Foi na Travessa da Palha
Que o meu amante, um canalha,
Fez sangrar meu coração:
Trazendo ao lado outra amante
Vinha a gingar petulante
Em ar de provocação.
Na Taberna do Friagem
Entre muita fadistagem
Enfrentei os seus rancores,
Porque a mulher que trazia
Com certeza não valia
Nem sombra do meu amor.
São estes os versos iniciais de Foi na Travessa da Palha, fado com letra de Gabriel de Oliveira e música de Frederico de Brito, que recorda a Taberna ou Adega do Friagem na artéria que dá título ao tema e que hoje conhecemos como a Rua do Correeiros da Baixa lisboeta.
Foi na Travessa da Palha terá sido originalmente um fado intitulado Cena fadista criado para o repertório de Maria Alice, algures entre 1928 e a década de 40, quando esta fadista terminou a carreira por se ter casado com Valentim de Carvalho. Certo é que o fado ficou famoso na interpretação de Lucília do Carmo, em 1958, já com o título mudado para Foi na Travessa da Palha e assim foi passando pelas vozes de Augusta Ermida, Cidália Moreira, Lenita Gentil e Diamantina, para além de no filme-documentário Fados (2007), do espanhol Carlos Saura, o tema surgir na voz de Lila Downs.
Quanto à história do arruamento sabemos que a Travessa da Palha é uma denominação popular anterior ao Terramoto de 1755, que resistiu na memória da população alfacinha pelo menos até ao século XX, para designar a Rua dos Correeiros, topónimo oficial desde 1760, em resultado do primeiro documento legal de toponímia que houve na cidade de Lisboa: a Portaria pombalina de 5 de novembro de 1760 que atribuiu denominações às ruas da Baixa lisboeta, entre a Praça do Comércio e a Praça do Rossio.

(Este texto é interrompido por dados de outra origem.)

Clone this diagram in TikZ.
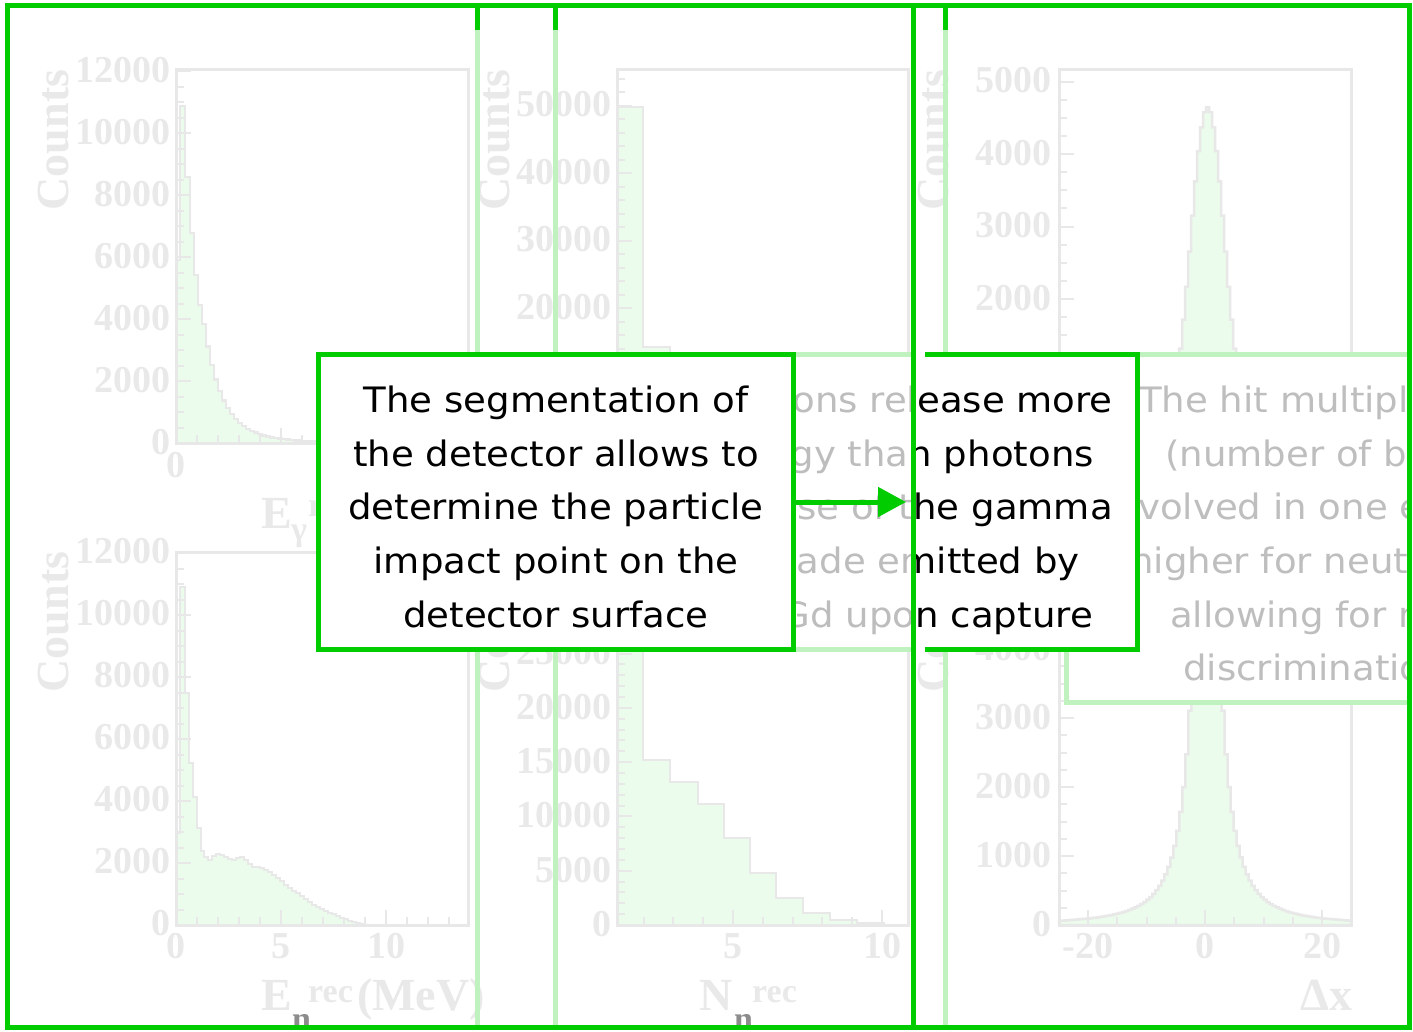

Conforme Norberto de Araújo escreveu nas suas Peregrinações em Lisboa, em 1939, «Neste troço da Rua de Santa Justa, entre as Ruas dos Correeiros (vulgo Travessa da Palha) e a Rua da Prata, passava antes de 1755 em terminus a formosa Rua das Arcas, o Largo da Palha, do qual nascia a Rua da Palha que ia desembocar na Rua da Betesga, velha. A Rua dos Correeiros, que foi destinada aos ofícios dos seleiros – ainda hoje subsistentes – e que se chamou também Correaria Nova, e Nova dos Correeiros, deve a sua designação oral, sobrevivente, à vizinhança com o Largo e Praça da Palha.»

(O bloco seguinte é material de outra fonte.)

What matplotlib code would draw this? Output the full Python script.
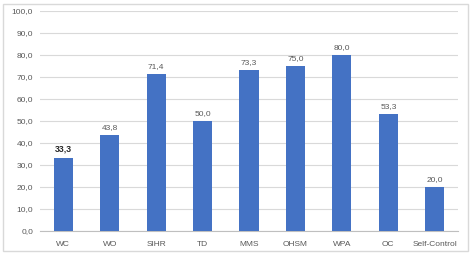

Recordemos que no séc. XIX, o século de nascimento do fado, era comum usar-se a denominação oficial e a popular em muitos topónimos da Baixa lisboeta. Por exemplo, em 1830 a Gazeta de Lisboa publica um anúncio em que se pode ler «vendem-se duas courellas de terra, nos campos de Azambuja; na rua dos Corrieiros, vulgo travessa da Palha, nº 79 – 1º andar». Também Francisco Inácio dos Santos Cruz, na sua obra Da prostituição na cidade de Lisboa, publicada em 1841, refere a «Rua dos Correeiros (Travessa da Palha)» a propósito de ser preferida pelas «prostitutas de 2ª ordem», tal como a «Rua dos Sapateiros (Arco do Bandeira)».
Finalmente, importa referir que Palha foi um topónimo usado em mais artérias lisboetas até ao século XIX. No princípio do séc. XVII existia a Rua da Palha ou Rua da Palha de Santos que o Edital do Governo Civil de Lisboa de 1 de setembro de 1859 incorporou na Rua do Guarda-Mor, ficando assim esta artéria da Madragoa a unir a Rua das Trinas à Rua de São João da Mata. Em 1846 ainda aparece registado o Boqueirão da Palha da Boavista, em frente ao Largo do Conde de Barão; em 1858 também ainda surge um Beco da Palha na Ribeira Velha, ao pé do edifício da Alfândega e, na Junqueira, documentos municipais de 1887 também registam uma Travessa da Palha.